Retype word for word the first line of the listing and each line after it up to the line with "def py(y): return 1 - y / H", with the pictures taken out.
╭─ Stored data
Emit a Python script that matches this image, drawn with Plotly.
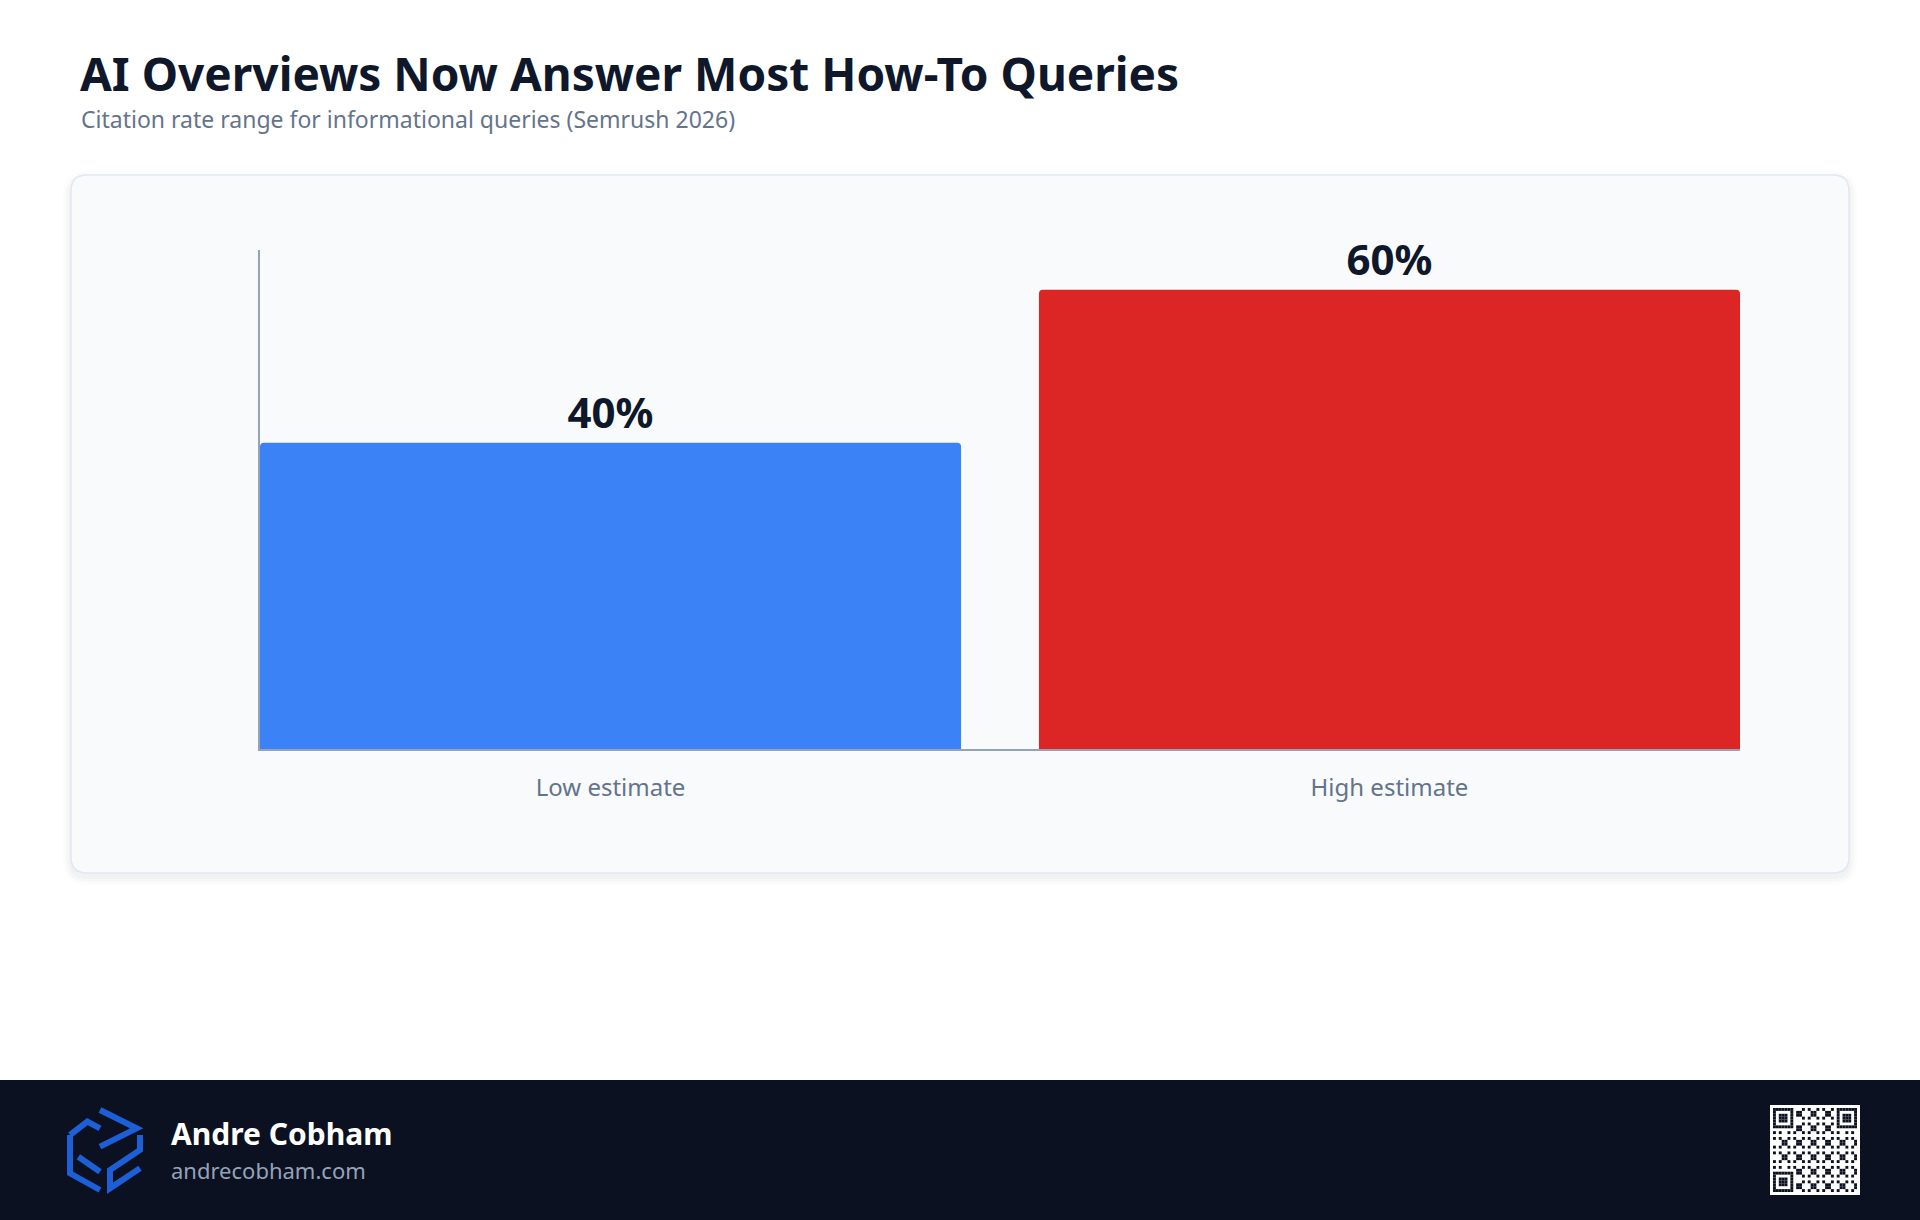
import plotly.graph_objects as go

categories = ["Low estimate", "High estimate"]
values = [40, 60]
labels = ["40%", "60%"]
colors = ["#3b82f6", "#dc2626"]

W, H = 1920, 1220
def px(x): return x / W
def py(y): return 1 - y / H

fig = go.Figure(go.Bar(
    x=categories, y=values, marker=dict(color=colors, cornerradius=4, line_width=0),
    text=labels, textposition="outside", cliponaxis=False,
    textfont=dict(family="Noto Sans", size=42, color="#0f172a", weight="bold"),
    hoverinfo="skip", width=0.9,
))

def P(x, y): return f"{px(x)},{py(y)}"
def rrect(x0, y0, x1, y1, r):
    return (f"M{P(x0+r,y0)} L{P(x1-r,y0)} Q{P(x1,y0)} {P(x1,y0+r)} L{P(x1,y1-r)} "
            f"Q{P(x1,y1)} {P(x1-r,y1)} L{P(x0+r,y1)} Q{P(x0,y1)} {P(x0,y1-r)} "
            f"L{P(x0,y0+r)} Q{P(x0,y0)} {P(x0+r,y0)} Z")

shapes = []
for d, op in [(8, 0.012), (5, 0.018), (2, 0.025)]:
    shapes.append(dict(type="path", xref="paper", yref="paper", layer="below",
                       path=rrect(71 - d, 175 - d + 4, 1849 + d, 873 + d + 4, 16 + d),
                       fillcolor=f"rgba(15,23,42,{op})", line_width=0))
shapes.append(dict(type="path", xref="paper", yref="paper", layer="below",
                   path=rrect(71, 175, 1849, 873, 16),
                   fillcolor="#f8fafc", line=dict(color="#e2e8f0", width=1.5)))
# footer
shapes.append(dict(type="rect", xref="paper", yref="paper", layer="below",
                   x0=0, x1=1, y0=0, y1=py(1080), fillcolor="#0b1120", line_width=0))
# logo
logo_paths = [
    [(210,225),(262,185),(300,205)],
    [(300,150),(410,205),(300,260)],
    [(210,225),(210,340),(300,390)],
    [(235,290),(300,335)],
    [(420,225),(420,270),(330,330),(330,385),(420,325)],
]
for pts in logo_paths:
    pth = "M" + " L".join(P(x/3, 1060 + y/3) for x, y in pts)
    shapes.append(dict(type="path", xref="paper", yref="paper", path=pth,
                       line=dict(color="#1d5fd6", width=6)))
# QR code
qx0, qy0, qs = 1770, 1105, 90
shapes.append(dict(type="rect", xref="paper", yref="paper", x0=px(qx0), x1=px(qx0+qs),
                   y0=py(qy0+qs), y1=py(qy0), fillcolor="white", line_width=0))
n = 29
m = (qs - 6) / n
def mod(i, j, c="#0b1120"):
    shapes.append(dict(type="rect", xref="paper", yref="paper",
                       x0=px(qx0+3+j*m), x1=px(qx0+3+(j+1)*m),
                       y0=py(qy0+3+(i+1)*m), y1=py(qy0+3+i*m), fillcolor=c, line_width=0))
def finder(i, j):
    for a in range(7):
        for b in range(7):
            if a in (0, 6) or b in (0, 6) or (2 <= a <= 4 and 2 <= b <= 4):
                mod(i + a, j + b)
finder(0, 0); finder(0, n-7); finder(n-7, 0)
for i in range(n):
    for j in range(n):
        if (i < 8 and j < 8) or (i < 8 and j >= n-8) or (i >= n-8 and j < 8):
            continue
        if ((i * 7 + j * 13 + i * j * 3) % 5) < 2:
            mod(i, j)

def ann(text, x, y, size, color):
    return dict(text=text, x=px(x), y=py(y), xref="paper", yref="paper",
                xanchor="left", yanchor="middle", showarrow=False,
                font=dict(family="Noto Sans", size=size, color=color))

annotations = [
    ann("<b>AI Overviews Now Answer Most How-To Queries</b>", 78, 73, 46, "#0f172a"),
    ann("Citation rate range for informational queries (Semrush 2026)", 79, 119, 23, "#64748b"),
    ann("<b>Andre Cobham</b>", 169, 1133, 30, "white"),
    ann("andrecobham.com", 169, 1170, 22, "#94a3b8"),
]

fig.update_layout(
    width=W, height=H, margin=dict(l=0, r=0, t=0, b=0),
    paper_bgcolor="white", plot_bgcolor="rgba(0,0,0,0)", showlegend=False,
    shapes=shapes, annotations=annotations, bargap=0.1,
    xaxis=dict(domain=[px(260), px(1740)], range=[-0.45, 1.45], showgrid=False,
               showline=True, linecolor="#94a3b8", linewidth=1.5, ticks="",
               tickfont=dict(family="Noto Sans", size=24, color="#64748b"), ticklabelstandoff=16),
    yaxis=dict(domain=[py(749), py(250)], range=[0, 65.2], showgrid=False, zeroline=False,
               showline=True, linecolor="#94a3b8", linewidth=1.5, showticklabels=False, ticks=""),
)
fig.write_html("out.html", config={"displayModeBar": False},
               post_script="document.body.style.margin='0';")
╰─
Output for this exercise:
Emit a Python script that matches this image, drawn with Plotly.
import plotly.graph_objects as go

categories = ["Low estimate", "High estimate"]
values = [40, 60]
labels = ["40%", "60%"]
colors = ["#3b82f6", "#dc2626"]

W, H = 1920, 1220
def px(x): return x / W
def py(y): return 1 - y / H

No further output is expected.